■ TASK TO COMPLETE:
Retype word for word the first line of the listing and each line after it up to the line with "minimum width=193pt, minimum", with the pictures taken out.

■ SUPPLIED ENTRIES:
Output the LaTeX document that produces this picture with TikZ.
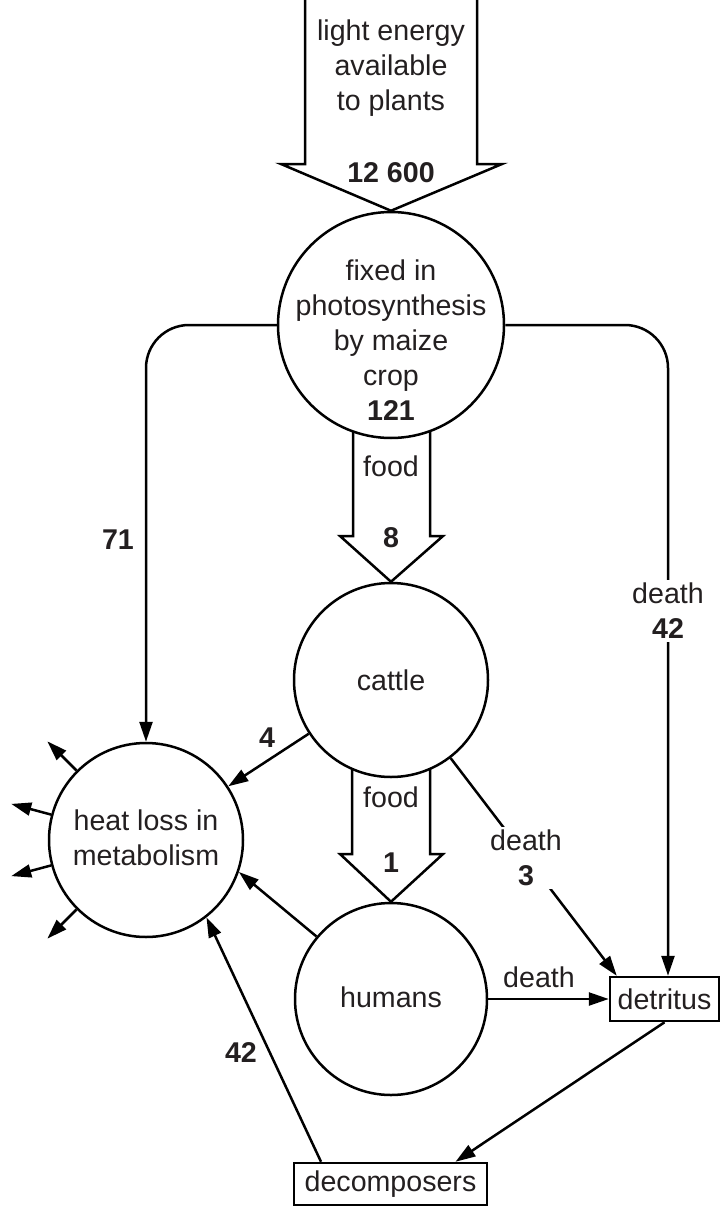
\documentclass[tikz,border=0pt]{standalone}
\usepackage{fontspec}
\setmainfont{Liberation Sans}
\usetikzlibrary{arrows.meta,calc}
\definecolor{txt}{RGB}{35,31,32}
\begin{document}
\begin{tikzpicture}[x=1pt,y=-1pt,
  every node/.style={font=\fontsize{28.6}{35}\selectfont, text=txt},
  ln/.style={line width=2.5pt, line join=miter},
  conn/.style={ln, -{Triangle[length=20pt,width=13pt]}},
  circ/.style={draw, circle, line width=2.5pt, inner sep=0pt},
  boxn/.style={draw, rectangle, line width=2.5pt, inner sep=0pt},
  lbl/.style={align=center, inner sep=3pt},
  num/.style={font=\fontsize{28.6}{35}\selectfont\bfseries}
]
\useasboundingbox (0,0) rectangle (721,1207);

% main nodes
\node[circ, minimum size=226pt] (maize) at (391,325) {};
\node[circ, minimum size=194pt] (cattle) at (391,680) {};
\node[circ, minimum size=192pt] (humans) at (391,999) {};
\node[circ, minimum size=194pt] (heat) at (146,840) {};
\node[boxn, minimum width=109pt, minimum height=44pt] (detritus) at (664.5,999) {detritus};
\node[boxn, minimum width=193pt, minimum height=42pt] (decomp) at (390.5,1184) {decomposers};

% texts
\node[lbl] (tlight) at (391,68) {light energy\\available\\to plants};
\node[num] (t12600) at (391,173) {12 600};
\node[lbl] (tmaize) at (391,340) {fixed in\\photosynthesis\\by maize\\crop\\\textbf{121}};
\node (tfood1) at (391,466) {food};
\node[num] (t8) at (391,538) {8};
\node (tcattle) at (391,680) {cattle};
\node (tfood2) at (391,797) {food};
\node[num] (t1) at (391,863) {1};
\node (thumans) at (391,997) {humans};
\node[lbl] (theat) at (146,838) {heat loss in\\metabolism};
\node[num] (t71) at (118,540) {71};
\node[num] (t4) at (267,738) {4};
\node[num] (t42b) at (241,1053) {42};

% block arrows
\draw[ln] (305,0) -- (305,164) -- (281,164) -- (maize.north) -- (502,164) -- (477,164) -- (477,0);
\draw[ln] (353,431.5) -- (353,536) -- (340,536) -- (cattle.north) -- (443,536) -- (430,536) -- (430,431.5);
\draw[ln] (352,769) -- (352,854) -- (340,854) -- (humans.north) -- (443,854) -- (430,854) -- (430,769);

% connectors
\draw[conn, rounded corners=43pt] (maize.west) -| (heat.north);
\draw[conn, rounded corners=43pt] (maize.east) -| ([xshift=3.5pt]detritus.north);
\node[lbl, fill=white] (tdeath42) at (668,611) {death\\\textbf{42}};

\draw[conn] (cattle) -- (heat);
\draw[conn] (cattle) -- ([xshift=8pt]detritus.north west);
\node[lbl, fill=white] (tdeath3) at (526,858) {death\\\textbf{3}};

\draw[conn] (humans) -- (detritus);
\node (tdeathh) at (539,977) {death};

\draw[conn] (humans.140) -- (heat.-19);
\draw[conn] (detritus.south) -- ([xshift=65pt]decomp.north);
\draw[conn] ([xshift=-69.5pt]decomp.north) -- (heat.-52);

\foreach \a in {135,165,195,225}
  \draw[conn] (heat.\a) -- ($(heat.center)!1.42!(heat.\a)$);
\end{tikzpicture}
\end{document}
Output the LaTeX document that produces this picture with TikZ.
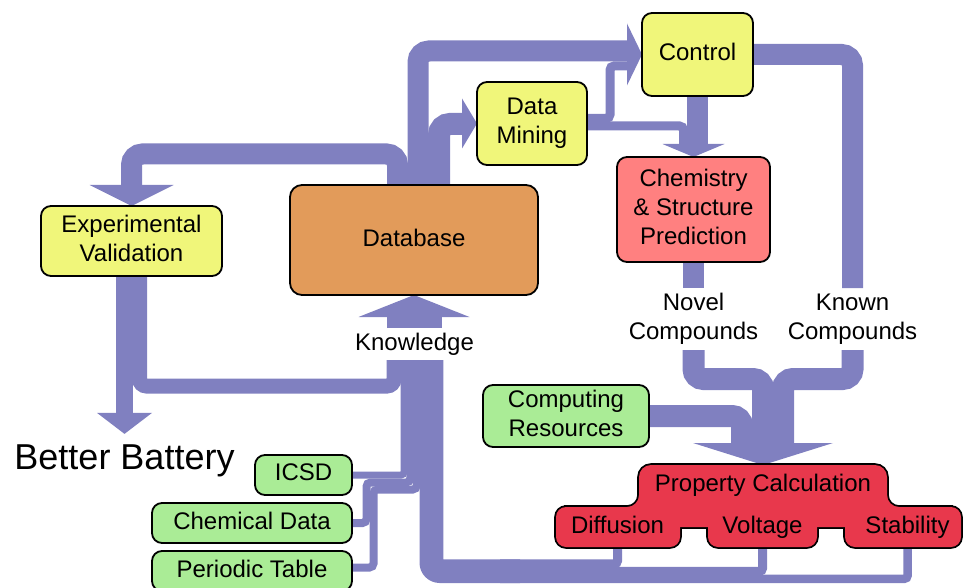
\documentclass[tikz,border=0pt]{standalone}
\usepackage{fontspec}
\setmainfont{Liberation Sans}
\usetikzlibrary{calc}

\definecolor{flow}{RGB}{128,128,192}
\definecolor{boxyellow}{RGB}{240,246,122}
\definecolor{boxorange}{RGB}{226,155,90}
\definecolor{boxpink}{RGB}{255,128,128}
\definecolor{boxred}{RGB}{232,56,76}
\definecolor{boxgreen}{RGB}{170,236,150}

\pgfdeclarelayer{bg}
\pgfsetlayers{bg,main}

% pieces of the merged "Property Calculation" shape
\newcommand\propparts[1]{%
  \path[#1,rounded corners=12pt] (639,465) rectangle (887,527);
  \path[#1,rounded corners=10pt] (556,507) rectangle (680,547);
  \path[#1,rounded corners=10pt] (708,507) rectangle (817,547);
  \path[#1,rounded corners=10pt] (845,507) rectangle (961,547);
  \path[#1] (566,507) rectangle (951,527);
  \path[#1] (639,495) -- (639,507) -- (627,507) arc[start angle=270,end angle=360,radius=12pt] -- cycle;
  \path[#1] (887,495) -- (887,507) -- (899,507) arc[start angle=270,end angle=180,radius=12pt] -- cycle;
}

\begin{document}
\begin{tikzpicture}[x=1pt,y=-1pt,
  every node/.style={inner sep=0pt,outer sep=0pt},
  txt/.style={font=\fontsize{24}{29}\selectfont,align=center},
  box/.style={txt,draw=black,line width=1.8pt,rounded corners=10pt},
  ybox/.style={box,fill=boxyellow},
  gbox/.style={box,fill=boxgreen},
  flowband/.style={draw=flow,line width=#1},
  head/.style={fill=flow}]
\useasboundingbox (0,0) rectangle (963,588);

% boxes
\node[ybox,minimum width=111pt,minimum height=83pt] (ctrl) at (697.5,54.5) {Control\vphantom{p}};
\node[ybox,minimum width=110pt,minimum height=83pt] (dm) at (532,123.5) {Data\\Mining};
\node[box,fill=boxpink,minimum width=153pt,minimum height=105pt] (chem) at (693.5,209.5) {Chemistry\\\& Structure\\Prediction\vphantom{p}};
\node[box,fill=boxorange,rounded corners=12pt,minimum width=248pt,minimum height=110pt] (db) at (414,240) {Database\vphantom{p}};
\node[ybox,minimum width=181pt,minimum height=70pt] (ev) at (131.5,241) {Experimental\\Validation\vphantom{p}};
\node[gbox,minimum width=166pt,minimum height=62pt] (comp) at (566,416) {Computing\\Resources\vphantom{p}};
\node[gbox,minimum width=97pt,minimum height=40pt] (icsd) at (303.5,475) {ICSD\vphantom{p}};
\node[gbox,minimum width=200pt,minimum height=40pt] (chemdata) at (252,523) {Chemical Data\vphantom{p}};
\node[gbox,minimum width=200pt,minimum height=40pt] (ptable) at (252,571) {Periodic Table\vphantom{p}};

% free labels
\node[txt,minimum height=62pt] (novel) at (693.5,319) {Novel\\Compounds};
\node[txt,minimum height=62pt] (known) at (852.5,319) {Known\\Compounds};
\node[txt,minimum height=32pt] (know) at (414.5,344) {Knowledge};
\node[font=\fontsize{36}{40}\selectfont] (bb) at (124.5,461) {Better Battery};

% property calculation block
\propparts{draw=black,line width=3.6pt}
\propparts{fill=boxred}
\node[txt,minimum height=41.5pt] (propcalc) at (763,485.75) {Property Calculation};
\node[txt,minimum height=40pt] (diff) at (617.5,527) {Diffusion\vphantom{p}};
\node[txt,minimum height=40pt] (volt) at (762.5,527) {Voltage};
\node[txt,minimum height=40pt] (stab) at (907.5,527) {Stability};

\begin{pgfonlayer}{bg}
% database -> experimental validation
\draw[flowband=21pt,rounded corners=11pt] ([xshift=-16.5pt]db.north) |- (131.5,154) -- (131.5,186);
\fill[head] (ev.north) -- ++(-42,-21) -- ++(84,0) -- cycle;

% database and data mining -> control
\draw[flowband=21pt,rounded corners=11pt] ([xshift=4pt]db.north) |- (628,51);
\draw[flowband=9pt,rounded corners=4pt] ([yshift=5pt]dm.east) -| (610,66) -- (628,66);
\fill[head] (ctrl.west) -- ++(-15,31) -- ++(0,-62) -- cycle;

% database -> data mining
\draw[flowband=22pt,rounded corners=11pt] ([xshift=25pt]db.north) |- (463,124);
\fill[head] (dm.west) -- ++(-15,25) -- ++(0,-50) -- cycle;

% data mining and control -> structure prediction
\draw[flowband=9pt,rounded corners=4pt] ([yshift=-2.5pt]dm.east) -| (683.5,145);
\draw[flowband=21pt] (ctrl.south) -- ++(0,50);
\fill[head] (chem.north) -- ++(-31,-13) -- ++(62,0) -- cycle;

% known and novel compounds
\draw[flowband=21pt,rounded corners=11pt] (ctrl.east) -| (known.north);
\draw[flowband=21pt] (chem.south) -- (novel.north);

% into property calculation
\draw[flowband=22pt,rounded corners=10pt] (novel.south) |- (763,379) -- (763,444);
\draw[flowband=22pt,rounded corners=10pt] (known.south) |- (783,379) -- (783,444);
\draw[flowband=22pt,rounded corners=10pt] (comp.east) -| (742,444);
\fill[head] (propcalc.north) -- ++(-70,-22) -- ++(140,0) -- cycle;

% property results back to the database
\draw[flowband=9pt,rounded corners=3pt] (diff.south) |- (500,563.75);
\draw[flowband=9pt,rounded corners=2pt] (520,563.75) -| ($(know.south)+(24.25,0)$);
\draw[flowband=9pt,rounded corners=3pt] (volt.south) |- (500,571.25);
\draw[flowband=9pt,rounded corners=9pt] (520,571.25) -| ($(know.south)+(16.75,0)$);
\draw[flowband=8.5pt,rounded corners=3pt] (stab.south) |- (500,578.75);
\draw[flowband=8.5pt,rounded corners=16pt] (520,578.75) -| ($(know.south)+(9.25,0)$);

% data sources
\draw[flowband=7pt,rounded corners=3pt] (icsd.east) -| ($(know.south)+(-10.5,0)$);
\draw[flowband=8pt,rounded corners=4pt] (chemdata.east) -| (366.5,482.5) -| ($(know.south)+(-4.25,0)$);
\draw[flowband=8pt,rounded corners=4pt] ([yshift=3.5pt]ptable.east) -| (373.5,489.5) -| ($(know.south)+(2.25,0)$);

% experimental validation outputs
\draw[flowband=15pt,rounded corners=7pt] ([xshift=8pt]ev.south) |- (394,386) -- ($(know.south)+(-20.5,0)$);
\draw[flowband=17pt] ([xshift=-7pt]ev.south) -- ++(0,138);
\fill[head] ([yshift=11pt]bb.north) -- ++(-27.5,-21) -- ++(55,0) -- cycle;

% knowledge -> database
\draw[flowband=55pt] (know.north) -- ++(0,-12);
\fill[head] (db.south) -- ++(-55.5,22) -- ++(111,0) -- cycle;
\end{pgfonlayer}
\end{tikzpicture}
\end{document}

■ PROBLEM SOLUTION:
Output the LaTeX document that produces this picture with TikZ.
\documentclass[tikz,border=0pt]{standalone}
\usepackage{fontspec}
\setmainfont{Liberation Sans}
\usetikzlibrary{arrows.meta,calc}
\definecolor{txt}{RGB}{35,31,32}
\begin{document}
\begin{tikzpicture}[x=1pt,y=-1pt,
  every node/.style={font=\fontsize{28.6}{35}\selectfont, text=txt},
  ln/.style={line width=2.5pt, line join=miter},
  conn/.style={ln, -{Triangle[length=20pt,width=13pt]}},
  circ/.style={draw, circle, line width=2.5pt, inner sep=0pt},
  boxn/.style={draw, rectangle, line width=2.5pt, inner sep=0pt},
  lbl/.style={align=center, inner sep=3pt},
  num/.style={font=\fontsize{28.6}{35}\selectfont\bfseries}
]
\useasboundingbox (0,0) rectangle (721,1207);

% main nodes
\node[circ, minimum size=226pt] (maize) at (391,325) {};
\node[circ, minimum size=194pt] (cattle) at (391,680) {};
\node[circ, minimum size=192pt] (humans) at (391,999) {};
\node[circ, minimum size=194pt] (heat) at (146,840) {};
\node[boxn, minimum width=109pt, minimum height=44pt] (detritus) at (664.5,999) {detritus};
\node[boxn, minimum width=193pt, minimum height=42pt] (decomp) at (390.5,1184) {decomposers};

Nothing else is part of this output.